There was good news, though, as the new Byrds left Nashville and hit the road all that spring and early summer. They had finally stabilized as a live act, and turned in solid sets night after night. After ignoring their early hits during the last year with David Crosby, they reintroduced material like “Mr. Tambourine Man” and “Eight Miles High” as highlights of the first half of their concerts. Their country material, augmented by touring musicians Jaydee Maness on pedal steel and Doug Dillard on banjo, would be featured in the later portion. Parsons, so recently the dominant force in the recording studio, seemed to now accept his secondary status on stage, bouncing between electric piano and acoustic guitar, happily harmonizing on all the stuff that predated his time with the band, and only taking two or three lead vocals for himself. Perhaps he already had his eye on the door…

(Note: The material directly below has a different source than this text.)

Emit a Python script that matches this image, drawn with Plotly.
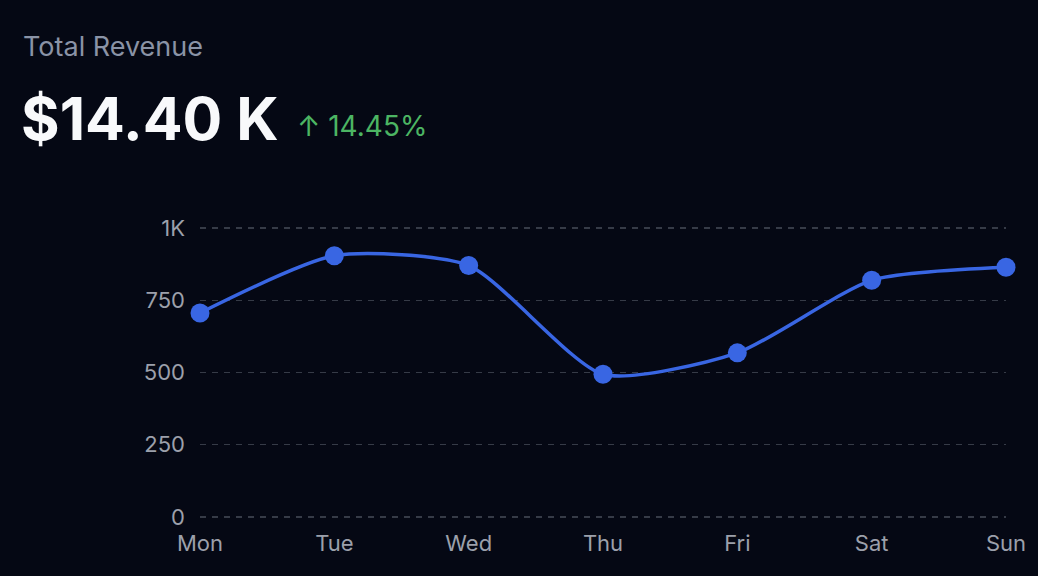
import plotly.graph_objects as go

days = ["Mon", "Tue", "Wed", "Thu", "Fri", "Sat", "Sun"]
revenue = [706, 904, 870, 494, 568, 819, 864]
y_tickvals = [0, 250, 500, 750, 1000]
y_ticktext = ["0", "250", "500", "750", "1K"]

title_text = "Total Revenue"
total_text = "$14.40 K"
change_text = "↑ 14.45%"

BG = "#050814"
FONT = "Inter, 'Noto Sans', sans-serif"

fig = go.Figure()
fig.add_trace(go.Scatter(
    x=days, y=revenue, mode="lines+markers",
    line=dict(color="#3966e3", width=3.5, shape="spline", smoothing=0.65),
    marker=dict(color="#3966e3", size=19),
    cliponaxis=False, hoverinfo="skip",
))

W, H = 1038, 576
L, R, T, B = 200, 32, 226, 57
pw, ph = W - L - R, H - T - B

def px(x):
    return (x - L) / pw

def py(y):
    return (H - B - y) / ph

fig.update_layout(
    width=W, height=H,
    margin=dict(l=L, r=R, t=T, b=B),
    paper_bgcolor=BG, plot_bgcolor=BG,
    showlegend=False, hovermode=False,
    font=dict(family=FONT, color="#9ca0ab", size=22),
    xaxis=dict(
        type="category", range=[0, 6], showgrid=False, zeroline=False,
        showline=False, ticks="", tickfont=dict(size=22, color="#9ca0ab"),
        ticklabelstandoff=9, fixedrange=True,
    ),
    yaxis=dict(
        range=[-7, 1007], tickvals=y_tickvals, ticktext=y_ticktext,
        showgrid=True, gridcolor="#363b47", griddash="6px,6px", gridwidth=1.3,
        zeroline=False, showline=False, ticks="",
        tickfont=dict(size=22, color="#9ca0ab"), ticklabelstandoff=14,
        fixedrange=True,
    ),
    annotations=[
        dict(text=title_text, xref="paper", yref="paper", x=px(21), y=py(46),
             xanchor="left", yanchor="middle", showarrow=False,
             font=dict(family=FONT, size=27, color="#8a93a6")),
        dict(text="<b>" + total_text + "</b>", xref="paper", yref="paper",
             x=px(19), y=py(119), xanchor="left", yanchor="middle", showarrow=False,
             font=dict(family=FONT, size=59, color="#f8f9fb")),
        dict(text=change_text, xref="paper", yref="paper", x=px(295), y=py(126),
             xanchor="left", yanchor="middle", showarrow=False,
             font=dict(family=FONT, size=28, color="#4cb563")),
    ],
)

fig.write_html(
    "out.html",
    config={"displayModeBar": False, "staticPlot": True},
    post_script="document.body.style.margin='0';document.body.style.background='%s';" % BG,
)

On a short U.K. trip that July, the Byrds socialized frequently with the Rolling Stones. Gram Parsons developed something of a man-crush on Keith Richards, trailing after him like an over-eager puppy and babbling non-stop about the virtues and sub-genres of country music. When word reached the Stones that the next stop on the Byrds’ touring itinerary was South Africa, Mick and Keith explained to the somewhat naive Parsons that playing to segregated audiences in an apartheid country was not cool. McGuinn, who had at various times worked closely with South African musicians such as Hugh Masekela and Miriam Makeba, was encouraged by them to see the situation firsthand, and ignored the Stones’ judgement. When the plane left London for Johannesburg on July 9, 1968, Gram Parsons was not on it. He quit after having been a Byrd for less than five months.
But what a legacy he left them! The album he willed into existence through sheer force of personality came out on August 30. Sweetheart of the Rodeo not only signaled the birth of the second phase of the Byrds, it became the founding document of the country rock of the 70s and the alt-country movement of the 90s.